Given material.
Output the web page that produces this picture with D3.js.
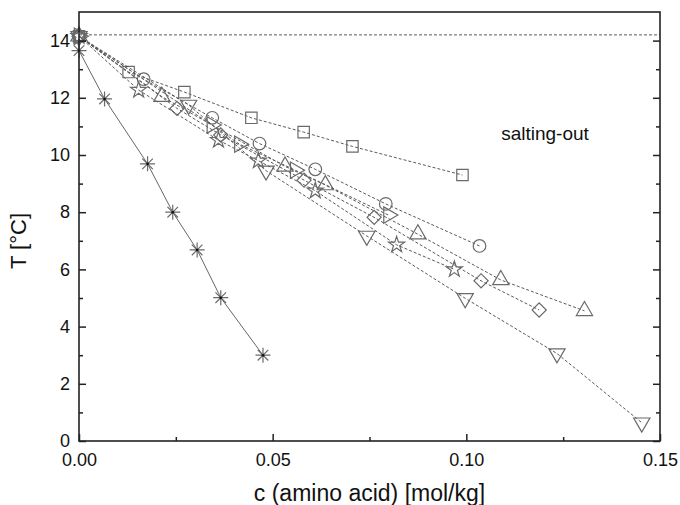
<!DOCTYPE html>
<html>
<head>
<meta charset="utf-8">
<script src="https://cdn.jsdelivr.net/npm/d3@7"></script>
<style>
  body { margin: 0; background: #fff; }
  svg text { font-family: "Liberation Sans", Arial, sans-serif; fill: #111; }
</style>
</head>
<body>
<div id="chart"></div>
<script>
// data: [c (mol/kg), T (°C)]
var squares   = [[0, 14.15], [0.0128, 12.9], [0.0272, 12.2], [0.0445, 11.3], [0.058, 10.8], [0.0706, 10.3], [0.099, 9.3]];
var circles   = [[0, 14.15], [0.0167, 12.65], [0.0344, 11.3], [0.0466, 10.4], [0.061, 9.5], [0.0792, 8.29], [0.1034, 6.82]];
var upTri     = [[0, 14.15], [0.0214, 12.04], [0.0532, 9.6], [0.0636, 8.95], [0.0875, 7.23], [0.1089, 5.63], [0.1305, 4.55]];
var downTri   = [[0, 14.15], [0.0283, 11.75], [0.0483, 9.45], [0.0743, 7.17], [0.0997, 4.99], [0.1234, 3.06], [0.1453, 0.64]];
var rightTri  = [[0, 14.15], [0.0343, 11.05], [0.0414, 10.38], [0.0558, 9.47], [0.0799, 7.9]];
var diamonds  = [[0, 14.15], [0.0253, 11.63], [0.0366, 10.7], [0.0581, 9.12], [0.0762, 7.82], [0.1038, 5.6], [0.1188, 4.58]];
var stars     = [[0, 14.15], [0.0154, 12.27], [0.036, 10.52], [0.0463, 9.8], [0.061, 8.75], [0.082, 6.86], [0.0969, 6.0]];
var asterisks = [[0, 13.65], [0.0066, 11.96], [0.0177, 9.69], [0.0242, 8.0], [0.0305, 6.68], [0.0366, 5.01], [0.0475, 3.0]];

var refLine = 14.2;
var xTicks = [0, 0.05, 0.10, 0.15];
var xMinor = [0.025, 0.075, 0.125];
var yTicks = [0, 2, 4, 6, 8, 10, 12, 14];
var yMinor = [1, 3, 5, 7, 9, 11, 13];

var width = 680, height = 505;
var margin = { top: 12, right: 20, bottom: 64, left: 79 };
var w = width - margin.left - margin.right;
var h = height - margin.top - margin.bottom;

var svg = d3.select("#chart").append("svg")
  .attr("width", width)
  .attr("height", height);

var g = svg.append("g")
  .attr("transform", "translate(" + margin.left + "," + margin.top + ")");

var x = d3.scaleLinear().domain([0, 0.15]).range([0, w]);
var y = d3.scaleLinear().domain([0, 15]).range([h, 0]);

var grey = "#5a5a5a";
var markGrey = "#6a6a6a";

// dashed reference line
g.append("line")
  .attr("x1", 0).attr("x2", w)
  .attr("y1", y(refLine)).attr("y2", y(refLine))
  .attr("stroke", grey).attr("stroke-width", 1)
  .attr("stroke-dasharray", "3,2");

var line = d3.line()
  .x(function (d) { return x(d[0]); })
  .y(function (d) { return y(d[1]); });

// marker shapes
var shapes = {
  square:  { path: d3.symbol(d3.symbolSquare, 130)(), rot: 0 },
  circle:  { path: d3.symbol(d3.symbolCircle, 125)(), rot: 0 },
  up:      { path: d3.symbol(d3.symbolTriangle, 115)(), rot: 0 },
  down:    { path: d3.symbol(d3.symbolTriangle, 115)(), rot: 180 },
  right:   { path: d3.symbol(d3.symbolTriangle, 115)(), rot: 90 },
  diamond: { path: d3.symbol(d3.symbolSquare, 100)(), rot: 45 },
  star:    { path: d3.symbol(d3.symbolStar, 80)(), rot: 0 }
};

var dashed = [
  { data: squares, shape: "square" },
  { data: circles, shape: "circle" },
  { data: upTri, shape: "up" },
  { data: downTri, shape: "down" },
  { data: rightTri, shape: "right" },
  { data: diamonds, shape: "diamond" },
  { data: stars, shape: "star" }
];

dashed.forEach(function (s) {
  g.append("path")
    .datum(s.data)
    .attr("d", line)
    .attr("fill", "none")
    .attr("stroke", grey)
    .attr("stroke-width", 1)
    .attr("stroke-dasharray", "3,2");

  g.selectAll(".m-" + s.shape)
    .data(s.data)
    .enter().append("path")
    .attr("class", "m-" + s.shape)
    .attr("d", shapes[s.shape].path)
    .attr("transform", function (d) {
      return "translate(" + x(d[0]) + "," + y(d[1]) + ") rotate(" + shapes[s.shape].rot + ")";
    })
    .attr("fill", "none")
    .attr("stroke", markGrey)
    .attr("stroke-width", 1.2);
});

// solid asterisk series
g.append("path")
  .datum(asterisks)
  .attr("d", line)
  .attr("fill", "none")
  .attr("stroke", "#666")
  .attr("stroke-width", 1);

var r = 7.5;
var astPath = "";
for (var k = 0; k < 4; k++) {
  var a = k * Math.PI / 4;
  astPath += "M" + (-r * Math.cos(a)) + "," + (-r * Math.sin(a)) + "L" + (r * Math.cos(a)) + "," + (r * Math.sin(a));
}
var ast = g.selectAll(".ast")
  .data(asterisks)
  .enter().append("g")
  .attr("class", "ast")
  .attr("transform", function (d) { return "translate(" + x(d[0]) + "," + y(d[1]) + ")"; });
ast.append("path")
  .attr("d", astPath)
  .attr("stroke", "#6a6a6a")
  .attr("stroke-width", 1.2);
ast.append("circle")
  .attr("r", 1.3)
  .attr("fill", "#111");

// axes with inward ticks
var axisColor = "#222";

function styleAxis(sel) {
  sel.select(".domain").remove();
  sel.selectAll("line").attr("stroke", axisColor).attr("stroke-width", 1.5);
  sel.selectAll("text").attr("font-size", 18).attr("fill", "#111");
}

g.append("g")
  .call(d3.axisLeft(y).tickValues(yTicks).tickSize(-7).tickPadding(9).tickFormat(d3.format("d")))
  .call(styleAxis);
g.append("g")
  .call(d3.axisLeft(y).tickValues(yMinor).tickSize(-4).tickFormat(""))
  .call(styleAxis);
g.append("g")
  .attr("transform", "translate(" + w + ",0)")
  .call(d3.axisRight(y).tickValues(yTicks).tickSize(-7).tickFormat(""))
  .call(styleAxis);
g.append("g")
  .attr("transform", "translate(" + w + ",0)")
  .call(d3.axisRight(y).tickValues(yMinor).tickSize(-4).tickFormat(""))
  .call(styleAxis);
g.append("g")
  .attr("transform", "translate(0," + h + ")")
  .call(d3.axisBottom(x).tickValues(xTicks).tickSize(-7).tickPadding(12).tickFormat(d3.format(".2f")))
  .call(styleAxis);
g.append("g")
  .attr("transform", "translate(0," + h + ")")
  .call(d3.axisBottom(x).tickValues(xMinor).tickSize(-4).tickFormat(""))
  .call(styleAxis);

// frame
g.append("rect")
  .attr("width", w).attr("height", h)
  .attr("fill", "none")
  .attr("stroke", axisColor)
  .attr("stroke-width", 1.6);

// titles
svg.append("text")
  .attr("x", margin.left + w / 2)
  .attr("y", 501)
  .attr("text-anchor", "middle")
  .attr("font-size", 23)
  .text("c (amino acid) [mol/kg]");

svg.append("text")
  .attr("transform", "translate(26,241) rotate(-90)")
  .attr("text-anchor", "middle")
  .attr("font-size", 22)
  .text("T [°C]");

svg.append("text")
  .attr("x", 545)
  .attr("y", 140)
  .attr("text-anchor", "middle")
  .attr("font-size", 19)
  .text("salting-out");
</script>
</body>
</html>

Exercise requirements.
Leave out the pictures and output the rest of the material exactly as written.

Task answer.
Output the web page that produces this picture with D3.js.
<!DOCTYPE html>
<html>
<head>
<meta charset="utf-8">
<script src="https://cdn.jsdelivr.net/npm/d3@7"></script>
<style>
  body { margin: 0; background: #fff; }
  svg text { font-family: "Liberation Sans", Arial, sans-serif; fill: #111; }
</style>
</head>
<body>
<div id="chart"></div>
<script>
// data: [c (mol/kg), T (°C)]
var squares   = [[0, 14.15], [0.0128, 12.9], [0.0272, 12.2], [0.0445, 11.3], [0.058, 10.8], [0.0706, 10.3], [0.099, 9.3]];
var circles   = [[0, 14.15], [0.0167, 12.65], [0.0344, 11.3], [0.0466, 10.4], [0.061, 9.5], [0.0792, 8.29], [0.1034, 6.82]];
var upTri     = [[0, 14.15], [0.0214, 12.04], [0.0532, 9.6], [0.0636, 8.95], [0.0875, 7.23], [0.1089, 5.63], [0.1305, 4.55]];
var downTri   = [[0, 14.15], [0.0283, 11.75], [0.0483, 9.45], [0.0743, 7.17], [0.0997, 4.99], [0.1234, 3.06], [0.1453, 0.64]];
var rightTri  = [[0, 14.15], [0.0343, 11.05], [0.0414, 10.38], [0.0558, 9.47], [0.0799, 7.9]];
var diamonds  = [[0, 14.15], [0.0253, 11.63], [0.0366, 10.7], [0.0581, 9.12], [0.0762, 7.82], [0.1038, 5.6], [0.1188, 4.58]];
var stars     = [[0, 14.15], [0.0154, 12.27], [0.036, 10.52], [0.0463, 9.8], [0.061, 8.75], [0.082, 6.86], [0.0969, 6.0]];
var asterisks = [[0, 13.65], [0.0066, 11.96], [0.0177, 9.69], [0.0242, 8.0], [0.0305, 6.68], [0.0366, 5.01], [0.0475, 3.0]];

var refLine = 14.2;
var xTicks = [0, 0.05, 0.10, 0.15];
var xMinor = [0.025, 0.075, 0.125];
var yTicks = [0, 2, 4, 6, 8, 10, 12, 14];
var yMinor = [1, 3, 5, 7, 9, 11, 13];

var width = 680, height = 505;
var margin = { top: 12, right: 20, bottom: 64, left: 79 };
var w = width - margin.left - margin.right;
var h = height - margin.top - margin.bottom;

var svg = d3.select("#chart").append("svg")
  .attr("width", width)
  .attr("height", height);

var g = svg.append("g")
  .attr("transform", "translate(" + margin.left + "," + margin.top + ")");

var x = d3.scaleLinear().domain([0, 0.15]).range([0, w]);
var y = d3.scaleLinear().domain([0, 15]).range([h, 0]);

var grey = "#5a5a5a";
var markGrey = "#6a6a6a";

// dashed reference line
g.append("line")
  .attr("x1", 0).attr("x2", w)
  .attr("y1", y(refLine)).attr("y2", y(refLine))
  .attr("stroke", grey).attr("stroke-width", 1)
  .attr("stroke-dasharray", "3,2");

var line = d3.line()
  .x(function (d) { return x(d[0]); })
  .y(function (d) { return y(d[1]); });

// marker shapes
var shapes = {
  square:  { path: d3.symbol(d3.symbolSquare, 130)(), rot: 0 },
  circle:  { path: d3.symbol(d3.symbolCircle, 125)(), rot: 0 },
  up:      { path: d3.symbol(d3.symbolTriangle, 115)(), rot: 0 },
  down:    { path: d3.symbol(d3.symbolTriangle, 115)(), rot: 180 },
  right:   { path: d3.symbol(d3.symbolTriangle, 115)(), rot: 90 },
  diamond: { path: d3.symbol(d3.symbolSquare, 100)(), rot: 45 },
  star:    { path: d3.symbol(d3.symbolStar, 80)(), rot: 0 }
};

var dashed = [
  { data: squares, shape: "square" },
  { data: circles, shape: "circle" },
  { data: upTri, shape: "up" },
  { data: downTri, shape: "down" },
  { data: rightTri, shape: "right" },
  { data: diamonds, shape: "diamond" },
  { data: stars, shape: "star" }
];

dashed.forEach(function (s) {
  g.append("path")
    .datum(s.data)
    .attr("d", line)
    .attr("fill", "none")
    .attr("stroke", grey)
    .attr("stroke-width", 1)
    .attr("stroke-dasharray", "3,2");

  g.selectAll(".m-" + s.shape)
    .data(s.data)
    .enter().append("path")
    .attr("class", "m-" + s.shape)
    .attr("d", shapes[s.shape].path)
    .attr("transform", function (d) {
      return "translate(" + x(d[0]) + "," + y(d[1]) + ") rotate(" + shapes[s.shape].rot + ")";
    })
    .attr("fill", "none")
    .attr("stroke", markGrey)
    .attr("stroke-width", 1.2);
});

// solid asterisk series
g.append("path")
  .datum(asterisks)
  .attr("d", line)
  .attr("fill", "none")
  .attr("stroke", "#666")
  .attr("stroke-width", 1);

var r = 7.5;
var astPath = "";
for (var k = 0; k < 4; k++) {
  var a = k * Math.PI / 4;
  astPath += "M" + (-r * Math.cos(a)) + "," + (-r * Math.sin(a)) + "L" + (r * Math.cos(a)) + "," + (r * Math.sin(a));
}
var ast = g.selectAll(".ast")
  .data(asterisks)
  .enter().append("g")
  .attr("class", "ast")
  .attr("transform", function (d) { return "translate(" + x(d[0]) + "," + y(d[1]) + ")"; });
ast.append("path")
  .attr("d", astPath)
  .attr("stroke", "#6a6a6a")
  .attr("stroke-width", 1.2);
ast.append("circle")
  .attr("r", 1.3)
  .attr("fill", "#111");

// axes with inward ticks
var axisColor = "#222";

function styleAxis(sel) {
  sel.select(".domain").remove();
  sel.selectAll("line").attr("stroke", axisColor).attr("stroke-width", 1.5);
  sel.selectAll("text").attr("font-size", 18).attr("fill", "#111");
}

g.append("g")
  .call(d3.axisLeft(y).tickValues(yTicks).tickSize(-7).tickPadding(9).tickFormat(d3.format("d")))
  .call(styleAxis);
g.append("g")
  .call(d3.axisLeft(y).tickValues(yMinor).tickSize(-4).tickFormat(""))
  .call(styleAxis);
g.append("g")
  .attr("transform", "translate(" + w + ",0)")
  .call(d3.axisRight(y).tickValues(yTicks).tickSize(-7).tickFormat(""))
  .call(styleAxis);
g.append("g")
  .attr("transform", "translate(" + w + ",0)")
  .call(d3.axisRight(y).tickValues(yMinor).tickSize(-4).tickFormat(""))
  .call(styleAxis);
g.append("g")
  .attr("transform", "translate(0," + h + ")")
  .call(d3.axisBottom(x).tickValues(xTicks).tickSize(-7).tickPadding(12).tickFormat(d3.format(".2f")))
  .call(styleAxis);
g.append("g")
  .attr("transform", "translate(0," + h + ")")
  .call(d3.axisBottom(x).tickValues(xMinor).tickSize(-4).tickFormat(""))
  .call(styleAxis);

// frame
g.append("rect")
  .attr("width", w).attr("height", h)
  .attr("fill", "none")
  .attr("stroke", axisColor)
  .attr("stroke-width", 1.6);

// titles
svg.append("text")
  .attr("x", margin.left + w / 2)
  .attr("y", 501)
  .attr("text-anchor", "middle")
  .attr("font-size", 23)
  .text("c (amino acid) [mol/kg]");

svg.append("text")
  .attr("transform", "translate(26,241) rotate(-90)")
  .attr("text-anchor", "middle")
  .attr("font-size", 22)
  .text("T [°C]");

svg.append("text")
  .attr("x", 545)
  .attr("y", 140)
  .attr("text-anchor", "middle")
  .attr("font-size", 19)
  .text("salting-out");
</script>
</body>
</html>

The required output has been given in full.